Sunday, September 14, 2014

Catching Up

We are finally settling in.

We started Albanian language training on Tuesday, a week later than our other classmates thanks to our TDY back to Tallinn.

Being back at FSI (the Foreign Service Institute) is like old home week. You are constantly running into people you haven't seen in years. It is a lot of fun. Less fun is the cafeteria, or as folks there are calling it, the "halfeteria." It is mostly not functional owing to construction to expand it. Of course, I have never been a big fan of the food there, so it isn't much of a loss.

Albanian is a hard language, and not one that is related closely to any other language. But thankfully, having learned Estonian, I feel pretty confident in my ability to get to the required score.

The teachers seem good and I like them. Plus, we have a neighbor from Albania who also used to teach Albanian. She said she would be happy to practice with us.

Our schedule has left a bit to be desired. Overcrowding at FSI has meant them needing to have two time blocks for students. We were originally scheduled to be in Block A, 7:40 am to 2:30 pm. But while we were in Tallinn, that got moved around because basically no one wants Block B, 10:40-5:30, and we weren't there to state our case.

Block B is objectively worse. Even as a confirmed non-morning person, the extra sleep offered by block B is not enough to make me prefer it. It means that our 30 minute commute turns into an hour or more on the way home. If you are in block A, you can make doctor's appointments for the afternoons. This is a big bonus when you have been overseas for a while. The few hours in the morning aren't long enough for that when you have a commute of any sort.

We are trying to get it changed, but I am not optimistic. So I am trying to use the time in the morning to make progress unpacking. Good grief we have too much crap! And too many clothes! We lack the drawer or closet space for most of our clothes, so our bedroom is one place where I have made less progress unpacking than I had hoped. But at least we have functional (of still cluttered) kitchen and living rooms. Both offices are progressing, and the spare bedroom will be visit ready as soon as we figure out what to do with all those books!!

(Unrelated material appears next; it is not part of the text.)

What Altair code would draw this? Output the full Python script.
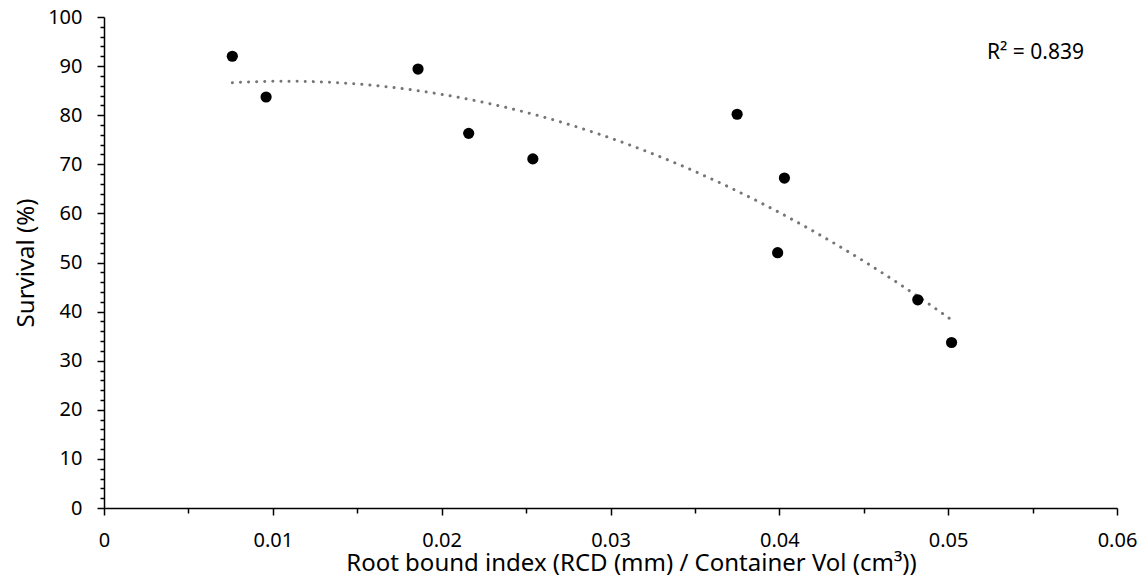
import altair as alt
import pandas as pd

# Data
root_bound_index = [0.0076, 0.0096, 0.0186, 0.0216, 0.0254, 0.0375, 0.0399, 0.0403, 0.0482, 0.0502]
survival = [92.0, 83.7, 89.4, 76.3, 71.1, 80.2, 52.0, 67.2, 42.4, 33.7]

x_ticks = [0, 0.005, 0.01, 0.015, 0.02, 0.025, 0.03, 0.035, 0.04, 0.045, 0.05, 0.055, 0.06]
y_ticks = [0, 2, 4, 6, 8, 10, 12, 14, 16, 18, 20, 22, 24, 26, 28, 30, 32, 34, 36, 38, 40,
           42, 44, 46, 48, 50, 52, 54, 56, 58, 60, 62, 64, 66, 68, 70, 72, 74, 76, 78, 80,
           82, 84, 86, 88, 90, 92, 94, 96, 98, 100]
r2_label = ["R² = 0.839"]

x_title = "Root bound index (RCD (mm) / Container Vol (cm³))"
y_title = "Survival (%)"

df = pd.DataFrame({"x": root_bound_index, "y": survival})

FONT = "Noto Sans"

x_axis = alt.Axis(
    values=x_ticks,
    labelExpr="round(datum.value*200) % 2 == 0 ? format(datum.value, '.2~f') : ''",
    tickSize={"condition": {"test": "round(datum.value*200) % 2 == 0", "value": 7}, "value": 5},
    title=x_title,
    titleX=527,
    titleY=62,
    titleAlign="center",
    titleBaseline="alphabetic",
    labelPadding=15,
    labelFlush=False,
    labelOverlap=False,
    grid=False,
)

y_axis = alt.Axis(
    values=y_ticks,
    labelExpr="datum.value % 10 == 0 ? datum.label : ''",
    tickSize={"condition": {"test": "datum.value % 10 == 0", "value": 7}, "value": 4},
    title=y_title,
    titleX=-71,
    titleY=245.5,
    titleAngle=270,
    titleAlign="center",
    titleBaseline="alphabetic",
    labelPadding=15,
    labelFlush=False,
    labelOverlap=False,
    grid=False,
)

x_scale = alt.Scale(domain=[0, 0.06], nice=False, zero=False)
y_scale = alt.Scale(domain=[0, 100], nice=False)

base = alt.Chart(df)

trend = base.transform_regression("x", "y", method="poly", order=2).mark_line(
    color="#767676", strokeWidth=3, strokeDash=[0.1, 8], strokeCap="round"
).encode(
    x=alt.X("x:Q", scale=x_scale, axis=x_axis),
    y=alt.Y("y:Q", scale=y_scale, axis=y_axis),
)

points = base.mark_circle(size=125, color="black", opacity=1).encode(
    x=alt.X("x:Q", scale=x_scale, axis=x_axis),
    y=alt.Y("y:Q", scale=y_scale, axis=y_axis),
)

label = alt.Chart(pd.DataFrame({"t": r2_label})).mark_text(
    align="left", baseline="alphabetic", fontSize=21, font=FONT, color="black"
).encode(
    x=alt.value(883),
    y=alt.value(42),
    text="t:N",
)

chart = alt.layer(trend, points, label).properties(
    width=1013,
    height=491,
    autosize=alt.AutoSizeParams(type="none"),
    padding={"left": 96, "top": 9, "right": 21, "bottom": 68},
).configure_view(
    stroke=None
).configure_axis(
    domainColor="black",
    domainWidth=1.5,
    tickColor="black",
    tickWidth=1.5,
    labelFont=FONT,
    labelFontSize=20,
    labelColor="black",
    labelOverlap=False,
    titleFont=FONT,
    titleFontSize=24,
    titleFontWeight="normal",
    titleColor="black",
)

chart.save("out.html", embed_options={"renderer": "svg", "actions": False})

Outside the house, we have installed a new patio and ordered a table to put on it. So soon we can have guests. And I have assembled a porch swing and just need to find someone to hang it. I also took down the crappy house numbers (a piece of white wood with stickers of the house numbers) and replaced it with a nice house sign I ordered.

Of course, my fear is we will get everything situated just in time to pack out again in July...

Wednesday, September 10, 2014

Getting the Rest of Our Stuff

If you could come up with anything to do after you have just worked an exhausting week preparing for a POTUS visit, just traveled back across the globe and are still suffering through jet lag, what would you do?

Have your HHE delivered, of course!

Because I am a masochist, clearly.

We flew back from Tallinn on the 5th, a Friday, and had our Household Effects from Tallinn delivered Monday. Because I am nuts. But mostly because I wanted our bed.

Our stuff filled four and a half crates! Clearly I need to spend this year decluttering.

Sunday, September 07, 2014

The Travel Day Was Worth It

I could also title this post "the day I met the President...again."

I met President Obama once before, when I was in Jerusalem. Of course, at that time, he wasn't President Obama, he was Senator Obama. But I knew he was going to be president one day, so I got my picture taken with him.

On September 3rd, I got my picture taken with him again, this time when he was actually president. If you are my Facebook friend, you have seen it. If not, you'll have to take my word for it, since this blog is "anonymous."

I knew that we wouldn't get more than a split second with him, and I wanted to make it count.

So we got there early so we'd get a good place to stand. Turns out we got one of the best places...the embassy photographer was right near us and not allowed to move, so we got one of the only good pictures that day. And when he was talking, before he came around to shake everyone's hands, I was about 10 feet from him.

When he shook my hand, I looked at him and said, "Thank you for supporting marriage equality." He touched my shoulder and said "of course."

The rest of the visit was...a visit. I handled his speech at Nordea Concert Hall. I was maybe 20 feet from the stage, my reward for having worked all week through constant headaches and changes and headaches that came from the changes. Let's just say when you are trying to invite people to a limited seating event that everyone wants their favorites to attend, it gets a little nuts. But it was worth it...the speech was great and ended up being important from a foreign policy perspective.